Fox also says the FCC ruling violated the First Amendment.

Fox doesn’t have a monopoly on indecency fights. Briefs from ABC and its affiliates are due June 20 in the Second Circuit Court of Appeals in New York in their challenge of the FCC’s $1 million-plus fine for a 2003 episode of NYPD Blue that showed too much of a woman’s backside and side for the FCC’s liking.

And there’s no word yet out of the Third Circuit in Philadelphia on CBS’s challenge to Janet Jackson’s Super Bowl infamous wardrobe malfunction in 2004.

Comment #7: The Dark Avenger and Guardian of 10 Gold Chow Mein  on  10/20  at  01:06 PM

Of course, actually fucking an un-american traitor means you are ... Sarah Palin!

Comment #8: Ms Kate  on  10/20  at  01:07 PM

You know, every day, they lose the last members of the generation that still believe how you say something is more important than what you say.

Unless, of course, you are making a horrendous slur or insinuating that somebody needs to be lynched.  That’s a joke, all in good fun, and what’s the big deal you politically correct anti-American!

Comment #9: Ms Kate  on  10/20  at  01:08 PM

Why does Mary Katherine Ham feel she has a right to violate Jon Stewart’s copyright? I thought Republicans were all about the personal property.

But, Sarah Palin said, in effect, “Fuck you” first, to all Americans who don’t live in rural areas. Since Washington D.C. is a large urban area, she’d feel out of place there, so she should withdraw.

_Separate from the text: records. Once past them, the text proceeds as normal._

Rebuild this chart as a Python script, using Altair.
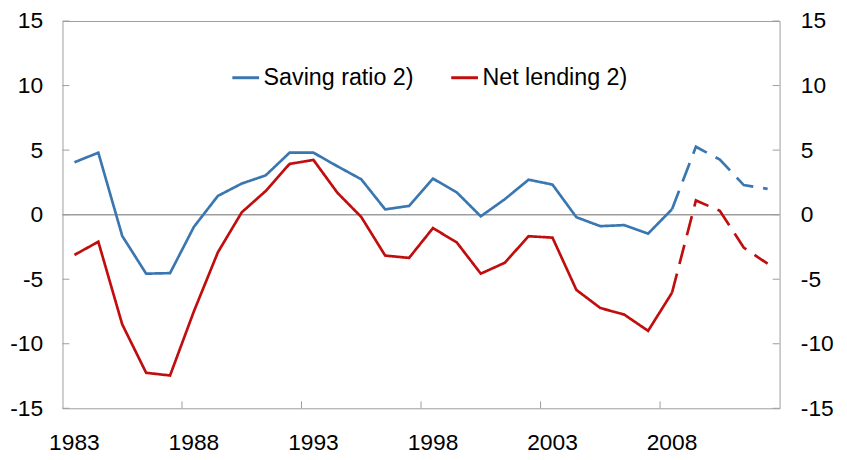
import altair as alt
import pandas as pd

years = list(range(1983, 2013))
saving_ratio = [4.06, 4.8, -1.65, -4.57, -4.53, -0.94, 1.45, 2.41, 3.04, 4.8,
                4.8, 3.75, 2.74, 0.41, 0.68, 2.79, 1.72, -0.13, 1.19, 2.71,
                2.33, -0.2, -0.89, -0.81, -1.47, 0.42, 5.26, 4.27, 2.29, 2.0]
net_lending = [-3.12, -2.1, -8.5, -12.25, -12.46, -7.48, -2.92, 0.18, 1.83, 3.93,
               4.24, 1.7, -0.18, -3.17, -3.35, -1.04, -2.16, -4.57, -3.73, -1.67,
               -1.78, -5.83, -7.23, -7.74, -9.0, -6.05, 1.1, 0.3, -2.55, -3.8]
series_names = ["Saving ratio 2)", "Net lending 2)"]
series_colors = ["#3A77B0", "#C00D0D"]
y_ticks = [-15, -10, -5, 0, 5, 10, 15]
x_label_years = [1983, 1988, 1993, 1998, 2003, 2008]
x_tick_bounds = [1987.5, 1992.5, 1997.5, 2002.5, 2007.5]
last_actual = 2008

rows = []
for name, vals in zip(series_names, [saving_ratio, net_lending]):
    for yr, v in zip(years, vals):
        if yr <= last_actual:
            rows.append(dict(year=yr, value=v, series=name, part="actual"))
        if yr >= last_actual:
            rows.append(dict(year=yr, value=v, series=name, part="projection"))
df = pd.DataFrame(rows)

W, H = 724, 391
FONT = "Liberation Sans"
FS = 23
GRAY = "#9d9d9d"
xs = alt.Scale(domain=[1982.5, 2012.5], nice=False, zero=False)
ys = alt.Scale(domain=[-15, 15], nice=False, zero=False)

lines = alt.Chart(df).mark_line(strokeWidth=2.7, strokeCap="butt").encode(
    x=alt.X("year:Q", scale=xs, axis=None),
    y=alt.Y("value:Q", scale=ys,
            axis=alt.Axis(values=y_ticks, title=None, ticks=False, domain=False,
                          grid=False, labelFont=FONT, labelFontSize=FS,
                          labelExpr="'' + datum.value",
                          labelColor="black", labelPadding=20)),
    color=alt.Color("series:N",
                    scale=alt.Scale(domain=series_names, range=series_colors),
                    legend=alt.Legend(orient="none", legendX=170, legendY=42,
                                      direction="horizontal", title=None,
                                      symbolType="stroke", symbolSize=729,
                                      symbolStrokeWidth=3, labelFont=FONT,
                                      labelFontSize=23.5, labelColor="black",
                                      columnPadding=31, labelOffset=3, padding=0)),
    strokeDash=alt.StrokeDash("part:N",
                              scale=alt.Scale(domain=["actual", "projection"],
                                              range=[[1, 0], [20, 10]]),
                              legend=None),
)

zero = alt.Chart(pd.DataFrame({"v": [0]})).mark_rule(color=GRAY, strokeWidth=1.5).encode(
    y=alt.Y("v:Q", scale=ys, axis=None)
)

left_ticks = alt.Chart(pd.DataFrame({"v": y_ticks})).mark_rule(color=GRAY).encode(
    y=alt.Y("v:Q", scale=ys, axis=None),
    x=alt.value(0), x2=alt.value(7)
)

right_ticks = alt.Chart(pd.DataFrame({"v": y_ticks})).mark_rule(color=GRAY).encode(
    y=alt.Y("v:Q", scale=ys,
            axis=alt.Axis(orient="right", values=y_ticks, title=None, ticks=False,
                          domain=False, grid=False, labelFont=FONT, labelFontSize=FS,
                          labelExpr="'' + datum.value",
                          labelColor="black", labelPadding=21)),
    x=alt.value(W - 7), x2=alt.value(W)
)

bottom_ticks = alt.Chart(pd.DataFrame({"b": x_tick_bounds})).mark_rule(color=GRAY).encode(
    x=alt.X("b:Q", scale=xs, axis=None),
    y=alt.value(H - 7), y2=alt.value(H)
)

year_labels = alt.Chart(pd.DataFrame({"yr": x_label_years})).mark_text(
    font=FONT, fontSize=FS, color="black", baseline="middle", align="center"
).encode(
    x=alt.X("yr:Q", scale=xs, axis=None),
    y=alt.value(H + 35),
    text=alt.Text("yr:Q", format="d"),
)

chart = alt.layer(zero, left_ticks, bottom_ticks, year_labels, lines, right_ticks).resolve_scale(
    y="independent"
).properties(
    width=W, height=H,
    autosize=alt.AutoSizeParams(type="none"),
    padding={"left": 55, "top": 11, "right": 60, "bottom": 45},
).configure_view(stroke=GRAY, strokeWidth=1)

chart.save("out.html", embed_options={"renderer": "svg", "actions": False})
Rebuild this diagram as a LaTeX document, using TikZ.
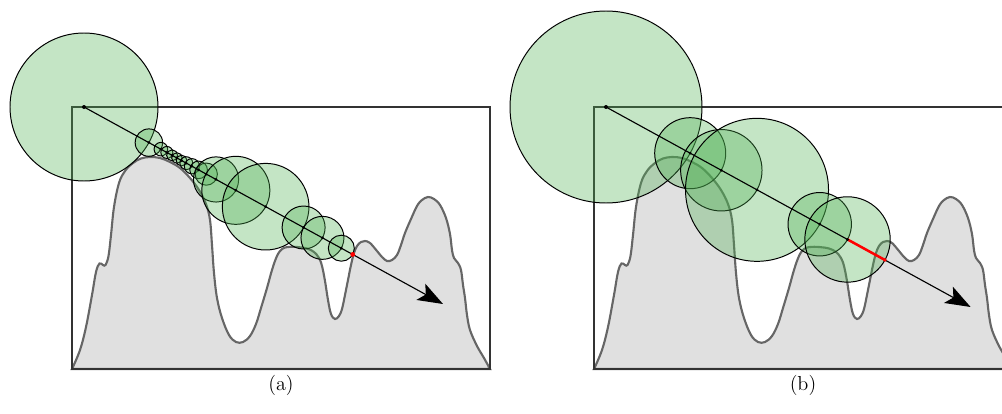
\documentclass[tikz,border=0pt]{standalone}
\usepackage{tikz}
\usetikzlibrary{arrows.meta}
\definecolor{green500}{HTML}{4CAF50}
\definecolor{grey200} {HTML}{E0E0E0}
\definecolor{grey600} {HTML}{666666}
\definecolor{grey900} {HTML}{333333}
\tikzset{
  terrain/.style={fill=grey200, draw=grey600, line width=1.5pt},
  frame/.style  ={draw=grey900, line width=0.9pt},
  ball/.style   ={fill=green500, fill opacity=0.33, draw=black,
                  line width=0.7pt},
  ray/.style    ={-{Stealth[length=6.3mm,width=4.6mm,inset=1.4mm]},
                  draw=black, line width=0.8pt},
  dot/.style    ={fill=black},
  hit/.style    ={draw=red, line width=1.8pt},
  lbl/.style    ={font=\Large, inner sep=0pt}
}

\begin{document}
\begin{tikzpicture}[x=0.025cm, y=-0.025cm]
\useasboundingbox (0,0) rectangle (1002,414);

% same terrain and frame in both panels
\foreach \sx/\lab in {0/a, 522/b} {
  \begin{scope}[shift={(\sx,0)}]
    \filldraw[terrain] plot[smooth, tension=0.6] coordinates {
      (72,369) (80,350) (86,327) (92,295) (96,272) (99.5,263.5) (103,265)
      (105.5,265) (108.5,256) (111,235) (114,207) (119,183) (125,171)
      (133,163) (141,158.5) (150,157) (160,158) (170,162) (180,168)
      (190,178) (199,190) (206,204) (210,220) (212,245) (214,273)
      (217,298) (222,318) (229,335) (236,342) (243,342) (250,336)
      (256,324) (261,308) (267,288) (272,270) (277,256) (282,249)
      (288,247) (297,247) (307,248.5) (314,252) (319,258) (322,266)
      (325,281) (328,300) (331,314) (335,319) (339,316) (342,309)
      (345,295) (348,280) (351,265) (354,253) (357,246) (361,242)
      (365,241) (370,243) (377,251) (382,257) (387,261) (392,260)
      (397,255) (401,245) (405,233) (411,219) (417,206) (422,200)
      (428,197) (434,199) (440,205) (446,218) (450,234) (452,250)
      (454,258) (458,263) (461,270) (463,285) (465,298) (467,315)
      (470,330) (477,346) (484,358) (490,369)} -- cycle;
    \draw[frame] (72,107) rectangle (490,369);
    \node[lbl] (lab\lab) at (281,385) {(\lab)};
  \end{scope}
}

% (a) steps that close in on the surface
\coordinate (oa) at (84,107);
\coordinate (ta) at (443,304);
\coordinate (hita) at ({84+0.8767*306.5},{107+0.4811*306.5});
\foreach \t/\r in {0/74, 74/13.7, 87.7/6.8, 94.5/6, 100.5/5.5, 106/5.3,
                   111.3/5.4, 116.7/6.4, 123.1/7.6, 130.7/8.8, 139.5/11.1,
                   150.6/22.6, 173.2/34, 207.2/43.3, 250.5/21.5, 272/21.5,
                   293.5/13}
  \filldraw[ball] ({84+0.8767*\t},{107+0.4811*\t}) circle[radius=\r];
\draw[ray] (oa) -- (ta);
\foreach \t in {87.7, 94.5, 100.5, 106, 111.3, 116.7, 123.1, 130.7, 139.5,
                150.6, 173.2, 207.2, 250.5, 272, 293.5, 74}
  \fill[dot] ({84+0.8767*\t},{107+0.4811*\t}) circle[radius=1.5];
\fill[dot] (oa) circle[radius=2];
\fill[red] (hita) circle[radius=2.4];

% (b) larger steps, the last one overshoots
\coordinate (ob) at (606,107);
\coordinate (tb) at (970.6,307);
\coordinate (hb1) at ({606+0.877*275.4},{107+0.481*275.4});
\coordinate (hb2) at ({606+0.877*318.1},{107+0.481*318.1});
\foreach \t/\r in {0/96, 96/35.5, 131.5/40.7, 172.2/71.5, 243.7/31.7,
                   275.4/42.7}
  \filldraw[ball] ({606+0.877*\t},{107+0.481*\t}) circle[radius=\r];
\draw[ray] (ob) -- (tb);
\foreach \t in {96, 131.5, 172.2, 243.7}
  \fill[dot] ({606+0.877*\t},{107+0.481*\t}) circle[radius=1.5];
\fill[dot] (ob) circle[radius=2];
\draw[hit] (hb1) -- (hb2);
\fill[dot] (hb1) circle[radius=1.6];
\fill[red] (hb2) circle[radius=1.8];
\end{tikzpicture}
\end{document}
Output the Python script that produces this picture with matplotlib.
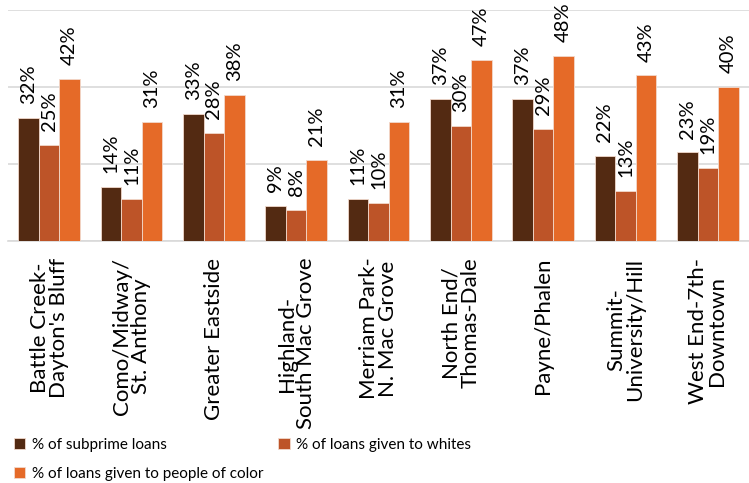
import matplotlib.pyplot as plt
import numpy as np

plt.rcParams['font.family'] = ['Lato', 'DejaVu Sans']

# neighbourhoods and loan shares (%)
districts = ["Battle Creek-\nDayton's Bluff", "Como/Midway/\nSt. Anthony", "Greater Eastside",
             "Highland-\nSouth Mac Grove", "Merriam Park-\nN. Mac Grove", "North End/\nThomas-Dale",
             "Payne/Phalen", "Summit-\nUniversity/Hill", "West End-7th-\nDowntown"]
subprime = [32, 14, 33, 9, 11, 37, 37, 22, 23]
whites = [25, 11, 28, 8, 10, 30, 29, 13, 19]
people_of_color = [42, 31, 38, 21, 31, 47, 48, 43, 40]

series_names = ["% of subprime loans", "% of loans given to whites",
                "% of loans given to people of color"]
colors = ['#532A12', '#BD5428', '#E56A28']

fig = plt.figure(figsize=(7.49, 4.83), dpi=100)
ax = fig.add_axes([8 / 749, 1 - 241 / 483, 1 - 8 / 749, 231 / 483])

x = np.arange(len(districts))
w = 0.25
bars = []
for i, vals in enumerate([subprime, whites, people_of_color]):
    b = ax.bar(x + (i - 1) * w, vals, w, color=colors[i], edgecolor='#F2D9CC',
               linewidth=0.6, label=series_names[i], zorder=3)
    ax.bar_label(b, labels=[f"{v}%" for v in vals], padding=10, rotation=90,
                 fontsize=14.5, color='black')
    bars.append(b)

ax.set_xlim(-0.5, len(districts) - 0.5)
ax.set_ylim(0, 60)
ax.set_yticks([0, 20, 40, 60])
ax.yaxis.grid(True, color='#D9D9D9', linewidth=1.2, zorder=0)
ax.tick_params(axis='y', left=False, labelleft=False)
ax.tick_params(axis='x', length=0, pad=12)
ax.set_xticks(x)
ax.set_xticklabels(districts, rotation=90, fontsize=16, ha='center', va='top',
                   multialignment='center', linespacing=0.92)
for s in ['left', 'right', 'top']:
    ax.spines[s].set_visible(False)
ax.spines['bottom'].set_color('#D9D9D9')
ax.spines['bottom'].set_linewidth(1.2)

# row-major ordering like the original legend
handles = [bars[0], bars[2], bars[1]]
labels = [series_names[0], series_names[2], series_names[1]]
fig.legend(handles, labels, ncol=2, loc='upper left', bbox_to_anchor=(14 / 749, 1 - 438 / 483),
           frameon=False, fontsize=11, handlelength=0.75, handleheight=0.75,
           handletextpad=0.4, columnspacing=1.0, labelspacing=0.95, borderpad=0,
           borderaxespad=0)

fig.savefig('out.png', dpi=100)
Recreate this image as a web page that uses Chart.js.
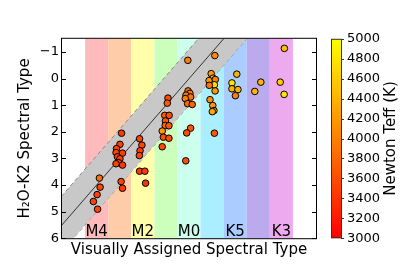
<!DOCTYPE html>
<html><head><meta charset="utf-8">
<script src="https://cdn.jsdelivr.net/npm/chart.js@4/dist/chart.umd.min.js"></script>
<style>html,body{margin:0;padding:0;background:#fff;}</style>
</head><body>
<canvas id="c" width="415" height="277"></canvas>
<script>
// Spectral-type bands (M0 = 0, K7 = -1 ...)
const bandTypes = [4, 3, 2, 1, 0, -1, -2, -3, -4];
const bandNames = ['M4', 'M3', 'M2', 'M1', 'M0', 'K7', 'K5', 'K4', 'K3'];
const bandColors = ['#ffbbbb', '#ffccaa', '#ffffaa', '#ccffbb', '#ccffee', '#aaeeff', '#aaccff', '#bbaaee', '#eeaaee'];
const labeledBands = ['M4', 'M2', 'M0', 'K5', 'K3'];
const yTicks = [-1, 0, 1, 2, 3, 4, 5, 6];
const cbTicks = [3000, 3200, 3400, 3600, 3800, 4000, 4200, 4400, 4600, 4800, 5000];

// Stars
const visualType = [
  3.88, 3.85, 3.98, 4.14, 3.96,
  2.92, 2.99, 3.14, 3.16, 2.88, 3.10, 2.99, 3.05, 3.16, 2.88, 2.94, 2.88,
  2.14, 2.04, 2.12, 2.15, 2.14, 1.91, 1.88,
  0.91, 0.94, 1.05, 0.86, 1.02, 1.03, 0.87, 1.16, 1.11, 0.87, 1.16,
  0.05, 0.04, -0.04, 0.13, -0.07, 0.16, 0.06, -0.14, -0.07, 0.10, 0.14,
  -1.12, -0.96, -1.04, -0.87, -1.14, -1.10, -0.88, -1.13, -0.91, -1.03, -1.08, -1.01, -1.10,
  -2.07, -1.86, -1.86, -2.12, -2.01,
  -3.11, -2.85,
  -4.13, -3.95, -4.12
];
const h2oType = [
  3.74, 4.08, 4.36, 4.62, 4.91,
  2.05, 2.47, 2.63, 2.78, 2.80, 2.94, 3.01, 3.16, 3.20, 3.25, 3.87, 4.12,
  2.26, 2.50, 2.71, 2.89, 3.48, 3.48, 3.93,
  0.73, 0.92, 1.38, 1.38, 1.59, 1.76, 1.77, 1.97, 2.20, 2.24, 2.56,
  -0.69, 0.46, 0.55, 0.62, 0.69, 0.75, 0.94, 0.97, 1.86, 2.04, 3.09,
  -0.87, -0.19, -0.02, 0.07, 0.03, 0.23, 0.25, 0.46, 0.79, 1.01, 1.20, 1.24, 2.05,
  -0.17, 0.16, 0.38, 0.41, 0.64,
  0.13, 0.48,
  -1.14, 0.13, 0.59
];
const teff = [
  3850, 3550, 3500, 3500, 3550,
  3450, 3500, 3500, 3550, 3500, 3450, 3500, 3550, 3500, 3450, 3500, 3450,
  3500, 3550, 3500, 3550, 3450, 3450, 3400,
  3600, 3700, 3700, 3600, 3700, 3800, 3700, 4200, 3600, 3600, 3600,
  4000, 3900, 3900, 3900, 3900, 4000, 3800, 3800, 3700, 3600, 3600,
  4100, 4200, 4400, 4200, 4000, 4700, 3900, 4200, 4100, 4200, 4200, 4300, 3700,
  4400, 4800, 4400, 4400, 4000,
  4400, 4400,
  4500, 4600, 4800
];

// one-to-one line and its scatter band
const lineX = [-7.5, 7.5];
const oneToOneY = [-7.5, 7.5];
const bandUpperY = [-8.6, 6.4];
const bandLowerY = [-6.5, 8.5];

const TMIN = 3000, TMAX = 5000;
function autumn(t) {
  let f = (t - TMIN) / (TMAX - TMIN);
  f = Math.max(0, Math.min(1, f));
  return 'rgb(255,' + Math.round(255 * f) + ',0)';
}
const pts = visualType.map((v, i) => ({x: v, y: h2oType[i]}));
const mk = ys => lineX.map((v, i) => ({x: v, y: ys[i]}));

Chart.defaults.font.family = 'DejaVu Sans';
Chart.defaults.color = '#000';

const FONT_T = {family: 'DejaVu Sans', size: 15};

const decor = {
  id: 'decor',
  beforeDatasetsDraw(chart) {
    const {ctx, chartArea: a, scales: {x}} = chart;
    ctx.save();
    bandTypes.forEach((t, i) => {
      const x1 = x.getPixelForValue(t + 0.5), x2 = x.getPixelForValue(t - 0.5);
      ctx.fillStyle = bandColors[i];
      ctx.fillRect(Math.min(x1, x2), a.top, Math.abs(x2 - x1), a.bottom - a.top);
    });
    ctx.restore();
  },
  afterDatasetsDraw(chart) {
    const {ctx, chartArea: a, scales: {x}} = chart;
    ctx.save();
    ctx.font = '15px "DejaVu Sans"';
    ctx.fillStyle = '#000';
    ctx.textAlign = 'center';
    ctx.textBaseline = 'alphabetic';
    bandNames.forEach((n, i) => {
      if (labeledBands.includes(n)) ctx.fillText(n, x.getPixelForValue(bandTypes[i]), a.bottom - 2);
    });
    ctx.restore();
  },
  afterDraw(chart) {
    const {ctx, chartArea: a, scales: {y, y2}} = chart;
    ctx.save();
    ctx.strokeStyle = '#000';
    ctx.lineWidth = 1;
    ctx.strokeRect(a.left - 0.5, a.top - 0.5, a.right - a.left + 1, a.bottom - a.top + 1);
    ctx.beginPath();
    yTicks.forEach(v => {
      const py = Math.round(y.getPixelForValue(v)) + 0.5;
      ctx.moveTo(a.left, py); ctx.lineTo(a.left + 4, py);
      ctx.moveTo(a.right - 4, py); ctx.lineTo(a.right, py);
    });
    ctx.stroke();
    // colorbar
    const top = y2.getPixelForValue(TMAX), bot = y2.getPixelForValue(TMIN);
    const cx0 = 331, cx1 = 342;
    const g = ctx.createLinearGradient(0, bot, 0, top);
    g.addColorStop(0, autumn(TMIN));
    g.addColorStop(1, autumn(TMAX));
    ctx.fillStyle = g;
    ctx.fillRect(cx0, top, cx1 - cx0, bot - top);
    ctx.strokeStyle = '#333';
    ctx.strokeRect(cx0 + 0.5, top + 0.5, cx1 - cx0 - 1, bot - top - 1);
    ctx.beginPath();
    cbTicks.forEach(v => {
      const py = Math.round(y2.getPixelForValue(v)) + 0.5;
      ctx.moveTo(cx1 - 1, py); ctx.lineTo(cx1 + 2, py);
    });
    ctx.stroke();
    ctx.translate(391.5, (a.top + a.bottom) / 2);
    ctx.rotate(-Math.PI / 2);
    ctx.font = '15px "DejaVu Sans"';
    ctx.fillStyle = '#000';
    ctx.textAlign = 'center';
    ctx.textBaseline = 'middle';
    ctx.fillText('Newton Teff (K)', 0, 0);
    ctx.restore();
  }
};

new Chart(document.getElementById('c'), {
  type: 'scatter',
  data: {
    datasets: [
      {
        label: 'stars', data: pts, order: 0,
        backgroundColor: ctx => autumn(teff[ctx.dataIndex]),
        borderColor: '#000', borderWidth: 1, pointRadius: 3.3
      },
      {
        type: 'line', label: 'one-to-one', data: mk(oneToOneY), order: 1,
        borderColor: '#333', borderWidth: 1, pointRadius: 0, fill: false
      },
      {
        type: 'line', label: 'band upper', data: mk(bandUpperY), order: 2,
        borderColor: '#888', borderWidth: 1, borderDash: [4, 3], pointRadius: 0,
        fill: '+1', backgroundColor: '#c8c8c8'
      },
      {
        type: 'line', label: 'band lower', data: mk(bandLowerY), order: 3,
        borderColor: '#888', borderWidth: 1, borderDash: [4, 3], pointRadius: 0, fill: false
      }
    ]
  },
  options: {
    responsive: false,
    animation: false,
    devicePixelRatio: 1,
    layout: {padding: {top: 23, left: 0, right: 0, bottom: 0}},
    plugins: {legend: {display: false}, tooltip: {enabled: false}},
    scales: {
      x: {
        type: 'linear', position: 'bottom', min: -5.5, max: 5.5, reverse: true,
        grid: {display: false, drawTicks: false}, border: {display: false},
        ticks: {display: false},
        afterFit: s => { s.height = 38; },
        title: {display: true, text: 'Visually Assigned Spectral Type', font: FONT_T, padding: {top: 0, bottom: 17}}
      },
      y: {
        type: 'linear', position: 'left', min: -1.5, max: 6, reverse: true,
        grid: {display: false, drawTicks: false}, border: {display: false},
        afterBuildTicks: s => { s.ticks = yTicks.map(v => ({value: v})); },
        ticks: {font: {size: 13}, padding: 3, callback: v => v < 0 ? '\u2212' + Math.abs(v) : String(v)},
        afterFit: s => { s.width = 62; },
        title: {display: true, text: 'H\u2082O-K2 Spectral Type', font: FONT_T, padding: {top: 16, bottom: 0}}
      },
      y2: {
        type: 'linear', position: 'right', min: TMIN, max: TMAX,
        grid: {display: false, drawTicks: false}, border: {display: false},
        afterBuildTicks: s => { s.ticks = cbTicks.map(v => ({value: v})); },
        ticks: {font: {size: 13}, padding: 31, callback: v => String(v)},
        afterFit: s => { s.width = 99; }
      }
    }
  },
  plugins: [decor]
});
</script>
</body></html>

Comment #10: Hector B.  on  10/20  at  02:30 PM

Why does Mary Katherine Ham feel she has a right to violate Jon Stewart’s copyright? I thought Republicans were all about the personal property.

Yeah..no.  Remember, what’s yours is theirs to exploit.

Comment #11: stogoe  on  10/20  at  05:56 PM

Wow a Stand Up Comedian is now held to the same standards that a prospective VP Candidate is??!